Michael Finkel is a journalist who has reported from more than 50 countries and written for such publications as National Geographic, Rolling Stone, The Atlantic, and the New York Times Magazine, just to name a few. His “reporting” in this nonfiction bio-book is stellar and in a more story-telling style than something that may have been penned for Vanity Fair or Esquire (which he has also written for).
The story begins with the arrest of Christopher Knight after being caught stealing food from a summer camp refrigerator in the North Pond community near Albion, Maine. We follow Knight, step by step on his trek through the woods from his encampment into the mess hall for the summer camp. We can practically hear his heart beating from Finkel’s descriptive prose. Knight is caught in the act and is taken to the local jail by the police for questioning and for booking of multiple breaking and entering charges, which as it turns out, covers a period of 27 years.
The rest of the book is a flashback covering the 27 years that Christopher Knight has been living in a tent encampment completely off the grid where he has not spoken to or interacted with any human beings during the course of all these years. This fact alone is practically beyond belief. As someone who lived for four years off the grid, my reaction to this story is, again, “you can’t make this stuff up.”
And Finkel isn’t making anything up in The Stranger in the Woods, as the entire book is based on his lengthy interview sessions with Knight both during his custody in jail and afterwards. So, in a sense, even though the book isn’t written in the first person, this book is autobiographical, an as-told-to account of Christopher Knight’s life and lifestyle for those extraordinary 27 years.
How does one explain the fact of having lived alone in total isolation for 27 years?
Finkel writes, “Knight thinks of himself both as a common criminal and as a Nietzschean Ubermensch — a superman, subject to no one else’s rules, a master of self-discipline capable of transcending the vapidity of life. His only real relationship being between himself and the forest.” In his early twenties, Knight decided he’d seen enough of and lived long enough in the world of humans and their communities, drove his car from Portland up the coast of Maine to the Albion woods, parked the car at the end of a dirt road and started hiking with nothing more than what he could fit into his backpack. He found an isolated spot deep in the woods and set up camp. And here he remained for 27 years.
When asked by Finkel why he decided to do this, Knight explained that he left the modern world because the world was not made to accommodate people like him. “He was never happy in his youth,” writes Finkel, “not in high school, not with a job, not being around other people. There was no place for him, and instead of suffering further, he escaped. It wasn’t so much a protest as a quest; he was like a refugee from the human race. The forest offered him shelter.”
So, how did Christopher Knight survive in the woods as a solitary and with no practical survival skills or knowledge? He read books that he pilfered from the summer cabins around North Pond — hundreds of them. And he stole food and supplies from these same cabins and from the summer camp kitchens that were located in that same general vicinity. Finkel’s writing about Knight’s descriptions of his forays on a monthly basis to different uninhabited locations in search of food and equipment that would aid him in his struggle for survival are like we, as readers, are also part of the team that is breaking and entering into the structure(s) alongside Knight. We witness his every move. His every thought. His reveries and frustrations of discovery and in coming up short.

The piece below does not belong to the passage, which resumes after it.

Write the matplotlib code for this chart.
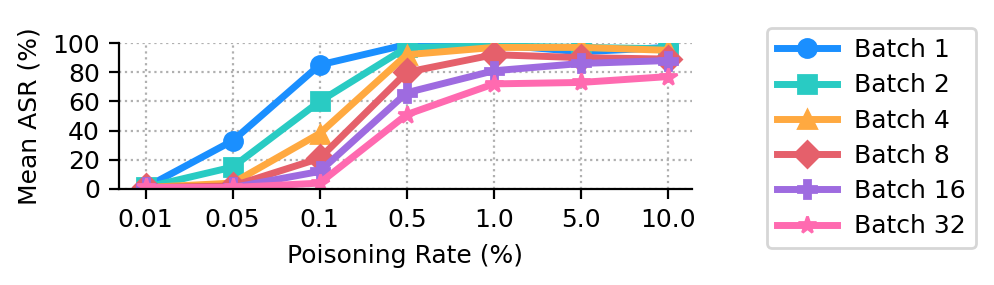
import matplotlib
matplotlib.use("Agg")
import matplotlib.pyplot as plt

rates = ["0.01", "0.05", "0.1", "0.5", "1.0", "5.0", "10.0"]
batch1 = [1, 33, 85, 99, 99, 94, 97]
batch2 = [1, 15, 60, 97, 98, 97, 96]
batch4 = [1, 4, 38, 92, 97, 97, 95]
batch8 = [1, 2, 21, 80, 92, 90, 89]
batch16 = [1, 1, 12, 66, 81, 86, 88]
batch32 = [1, 1, 4, 51, 72, 73, 77]

series = [
    ("Batch 1", batch1, "#1A8FFF", "o"),
    ("Batch 2", batch2, "#29CBC3", "s"),
    ("Batch 4", batch4, "#FFA940", "^"),
    ("Batch 8", batch8, "#E5606B", "D"),
    ("Batch 16", batch16, "#9E6BE0", "P"),
    ("Batch 32", batch32, "#FF6AB0", "*"),
]

plt.rcParams["font.family"] = "DejaVu Sans"
plt.rcParams["font.size"] = 9

fig = plt.figure(figsize=(4.975, 1.425), dpi=200)
ax = fig.add_axes([0.12, 0.337, 0.575, 0.512])
x = list(range(len(rates)))
for label, vals, color, marker in series:
    ax.plot(x, vals, color=color, marker=marker, lw=2.5, ms=6.5, label=label)

ax.set_xticks(x)
ax.set_xticklabels(rates)
ax.set_xlim(-0.3, 6.27)
ax.set_ylim(0, 100)
ax.set_yticks([0, 20, 40, 60, 80, 100])
ax.set_xlabel("Poisoning Rate (%)")
ax.set_ylabel("Mean ASR (%)")
ax.grid(True, linestyle=":", color="#b0b0b0", lw=0.8)
ax.set_axisbelow(True)
for s in ["top", "right"]:
    ax.spines[s].set_visible(False)

fig.legend(loc="upper left", bbox_to_anchor=(0.758, 0.945), handlelength=2.4,
           handletextpad=0.7, labelspacing=0.45, frameon=True, fancybox=True)

fig.savefig("out.png", dpi=200)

For the major part of this book we are living with Knight as the hermit, and it is not until the end of the book that we get to know him intimately and from a psychological perspective, as he shares his inner-most thoughts and beliefs in a few surprising conversations that they had during Finkel’s final meetings with the hermit after his brief incarceration and release from jail — including a couple chapters devoted to the social and psychological ideas of isolation and solitude.
Finkel quotes a recent University of Virginia study that found that 25 percent of people questioned would rather subject themselves to electric shocks than to do nothing but sit quietly with their thoughts for 15 minutes. Or, as Knight explained to Finkel after quoting from authors such as Thomas Merton, Ranier Maria Rilke, Ralph Waldo Emerson, Lord Byron, Edward Abbey, the Tao Te Ching and Jack Kerouac from the reading he had done over the years, “The dividing line between myself and the forest seemed to dissolve. My isolation felt more like a communion. My desires dropped away. I didn’t long for anything. I didn’t even have a name. You’re just there. You are. To put it romantically, I was completely free.”
Much as I’ve been asked over the years if I was ever lonely during my four years alone in the woods, my response was the same as Knight’s to this question. “I was never lonely,” he said. “If you like solitude you are never alone.”